この体質は男女で構成の違うX染色体(女性:X染色体が2本、男性:X染色体とY染色体が1本ずつ)に関連したX連鎖遺伝というパターンで伝わることが知られています。X染色体にあるKDM5C遺伝子は女性で2個、男性で1個持っています。KDM5C遺伝子がうまく働かなくなった場合、女性だともう片方のKDM5C遺伝子がある程度その機能を補ってくれるため、女性より男性で症状が強く出やすくなります。KDM5C遺伝子異常症は新生変異(偶然に起きたもので誰のせいでもない)、男性患者の母親が遺伝子の違いを持っている場合(保因者)があります。新生変異の場合、次子再発率(同じ体質をもつお子さんを妊娠ごとに授かる確率)は一般頻度と同じと考えられます。一方、母親が保因者の場合、50%の確率で違いを持った遺伝子がお子さんに伝わりますが、症状の程度は症例や性別により様々です。
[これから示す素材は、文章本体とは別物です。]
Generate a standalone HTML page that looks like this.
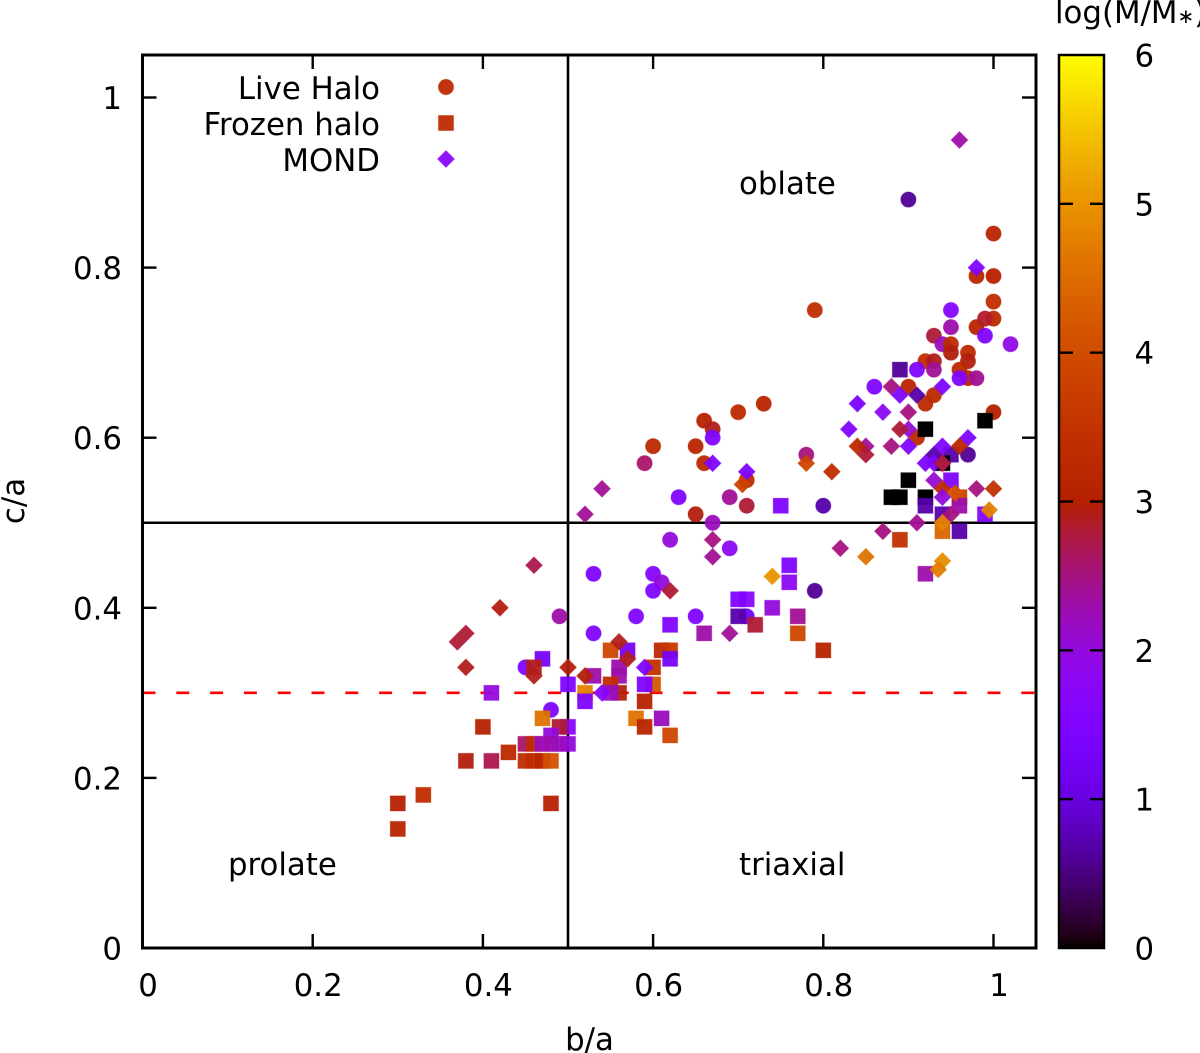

遺伝に関するお話を希望される方は、遺伝カウンセリングにて対応できますので、ご相談ください。
遺伝に関するお話を希望される方は、遺伝カウンセリングにて対応できますので、ご相談ください。
利用できる社会資源はあるの?
*本ページの内容は、掲載時のものです。今後、新しい情報が得られたときは、適宜情報をアップデートしていきます。
合併している症状や、その重症度に応じて療育手帳などのサポートを受けることができる可能性もあります。気になる方は外来受診の際に担当医に確認してください。